## START

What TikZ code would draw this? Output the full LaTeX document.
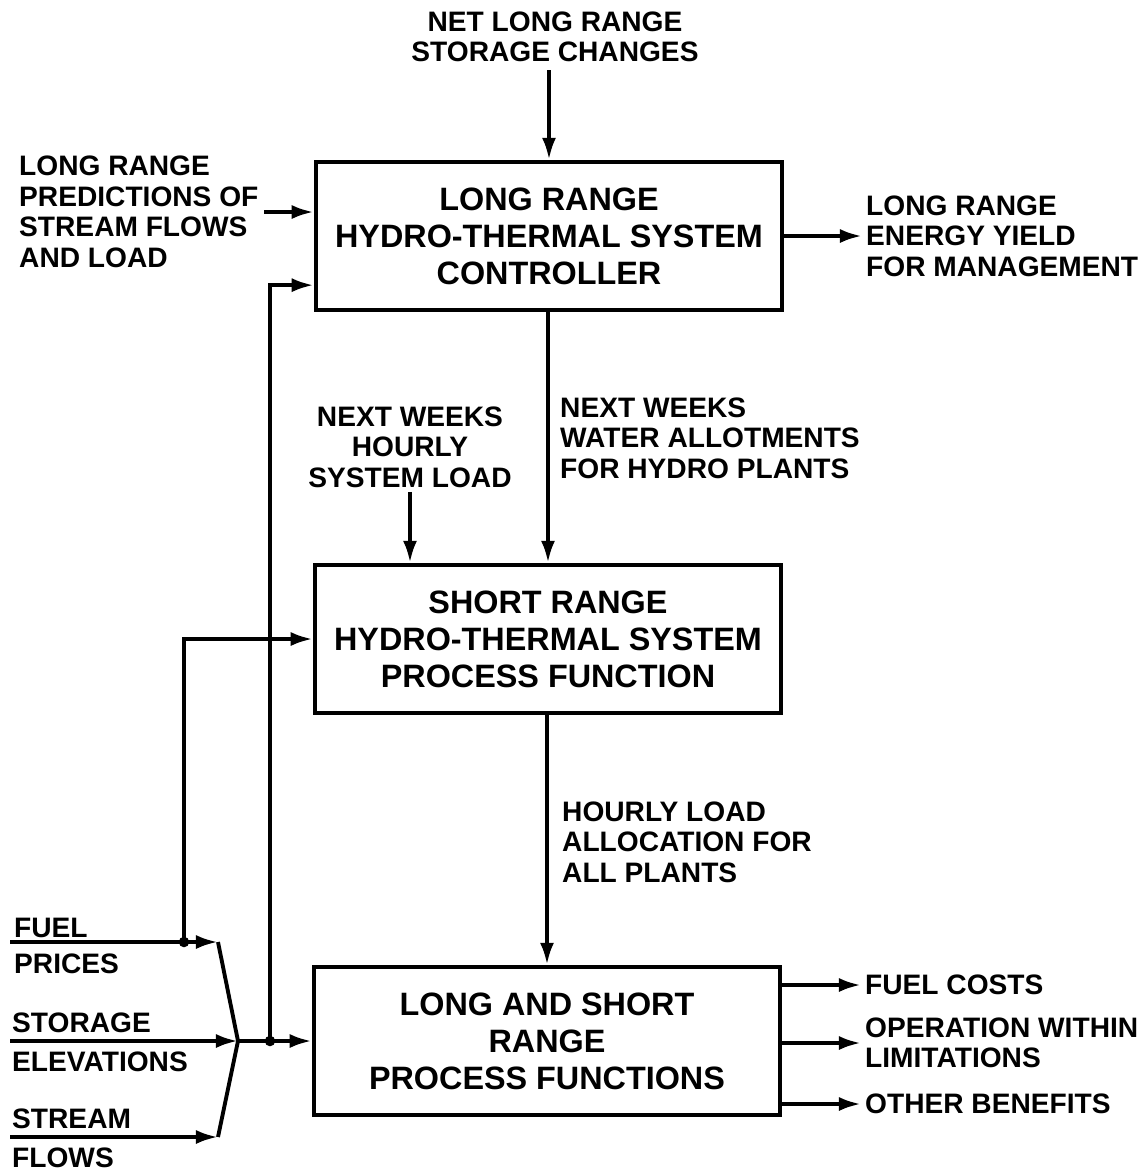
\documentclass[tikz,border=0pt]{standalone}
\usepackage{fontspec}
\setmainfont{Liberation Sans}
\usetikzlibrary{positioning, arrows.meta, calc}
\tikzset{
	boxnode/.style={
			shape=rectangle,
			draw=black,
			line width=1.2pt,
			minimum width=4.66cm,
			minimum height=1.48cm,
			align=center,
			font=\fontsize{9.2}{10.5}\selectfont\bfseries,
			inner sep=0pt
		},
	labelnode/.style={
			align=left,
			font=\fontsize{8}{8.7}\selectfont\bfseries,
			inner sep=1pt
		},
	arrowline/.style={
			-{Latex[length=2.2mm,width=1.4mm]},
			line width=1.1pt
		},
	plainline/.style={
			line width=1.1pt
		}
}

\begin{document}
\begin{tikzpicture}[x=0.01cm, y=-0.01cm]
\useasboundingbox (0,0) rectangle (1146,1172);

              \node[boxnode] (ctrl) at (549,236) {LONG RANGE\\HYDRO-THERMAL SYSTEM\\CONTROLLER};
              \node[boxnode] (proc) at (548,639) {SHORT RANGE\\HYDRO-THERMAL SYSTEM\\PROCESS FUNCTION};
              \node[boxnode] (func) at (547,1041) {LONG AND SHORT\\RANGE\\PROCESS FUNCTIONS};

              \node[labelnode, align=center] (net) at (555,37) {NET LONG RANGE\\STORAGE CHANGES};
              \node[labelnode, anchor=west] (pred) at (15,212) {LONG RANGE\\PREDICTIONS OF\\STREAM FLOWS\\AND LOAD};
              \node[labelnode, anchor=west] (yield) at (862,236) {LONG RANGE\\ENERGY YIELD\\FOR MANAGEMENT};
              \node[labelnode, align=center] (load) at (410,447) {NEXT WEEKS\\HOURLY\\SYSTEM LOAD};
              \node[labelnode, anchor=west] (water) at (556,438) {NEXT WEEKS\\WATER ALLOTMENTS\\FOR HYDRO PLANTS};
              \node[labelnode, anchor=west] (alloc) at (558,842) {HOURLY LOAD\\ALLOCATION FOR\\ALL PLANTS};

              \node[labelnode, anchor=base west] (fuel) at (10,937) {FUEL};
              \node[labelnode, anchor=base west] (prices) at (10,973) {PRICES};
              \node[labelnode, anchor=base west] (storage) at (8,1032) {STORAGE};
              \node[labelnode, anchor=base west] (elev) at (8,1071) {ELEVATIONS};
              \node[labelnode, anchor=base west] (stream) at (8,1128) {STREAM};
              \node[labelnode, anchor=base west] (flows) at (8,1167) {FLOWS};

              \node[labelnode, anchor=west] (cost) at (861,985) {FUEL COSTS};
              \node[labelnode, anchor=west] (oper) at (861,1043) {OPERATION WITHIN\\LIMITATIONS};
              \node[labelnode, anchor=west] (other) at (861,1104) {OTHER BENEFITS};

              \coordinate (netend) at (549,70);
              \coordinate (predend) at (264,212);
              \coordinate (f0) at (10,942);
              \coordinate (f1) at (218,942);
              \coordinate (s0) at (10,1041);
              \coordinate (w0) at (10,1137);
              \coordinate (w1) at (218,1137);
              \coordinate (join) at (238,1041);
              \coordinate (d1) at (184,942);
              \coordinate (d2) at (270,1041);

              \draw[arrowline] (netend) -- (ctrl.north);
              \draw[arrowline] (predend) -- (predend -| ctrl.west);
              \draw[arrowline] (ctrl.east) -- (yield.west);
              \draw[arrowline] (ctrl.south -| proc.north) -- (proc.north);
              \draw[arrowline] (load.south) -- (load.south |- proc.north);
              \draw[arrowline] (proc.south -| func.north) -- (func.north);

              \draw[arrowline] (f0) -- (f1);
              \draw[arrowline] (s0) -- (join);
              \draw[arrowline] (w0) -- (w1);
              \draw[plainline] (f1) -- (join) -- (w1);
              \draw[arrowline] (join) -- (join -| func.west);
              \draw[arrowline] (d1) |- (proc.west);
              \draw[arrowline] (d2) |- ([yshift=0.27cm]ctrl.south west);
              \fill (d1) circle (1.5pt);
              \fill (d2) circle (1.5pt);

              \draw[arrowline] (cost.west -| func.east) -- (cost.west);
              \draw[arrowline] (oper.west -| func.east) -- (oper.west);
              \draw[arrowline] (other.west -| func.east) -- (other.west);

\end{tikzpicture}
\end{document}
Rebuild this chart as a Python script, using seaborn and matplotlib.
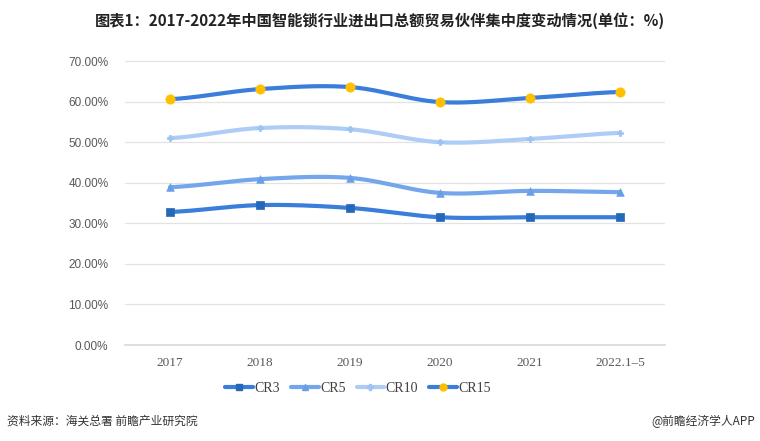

## END

• [PROBLEM DETAILS]
Reproduce the records word for word, please, from their first line up to and including the line that contains "(0,0) rectangle (1146,1172);", but no pictures.

• [WRITTEN ANSWER]
What TikZ code would draw this? Output the full LaTeX document.
\documentclass[tikz,border=0pt]{standalone}
\usepackage{fontspec}
\setmainfont{Liberation Sans}
\usetikzlibrary{positioning, arrows.meta, calc}
\tikzset{
	boxnode/.style={
			shape=rectangle,
			draw=black,
			line width=1.2pt,
			minimum width=4.66cm,
			minimum height=1.48cm,
			align=center,
			font=\fontsize{9.2}{10.5}\selectfont\bfseries,
			inner sep=0pt
		},
	labelnode/.style={
			align=left,
			font=\fontsize{8}{8.7}\selectfont\bfseries,
			inner sep=1pt
		},
	arrowline/.style={
			-{Latex[length=2.2mm,width=1.4mm]},
			line width=1.1pt
		},
	plainline/.style={
			line width=1.1pt
		}
}

\begin{document}
\begin{tikzpicture}[x=0.01cm, y=-0.01cm]
\useasboundingbox (0,0) rectangle (1146,1172);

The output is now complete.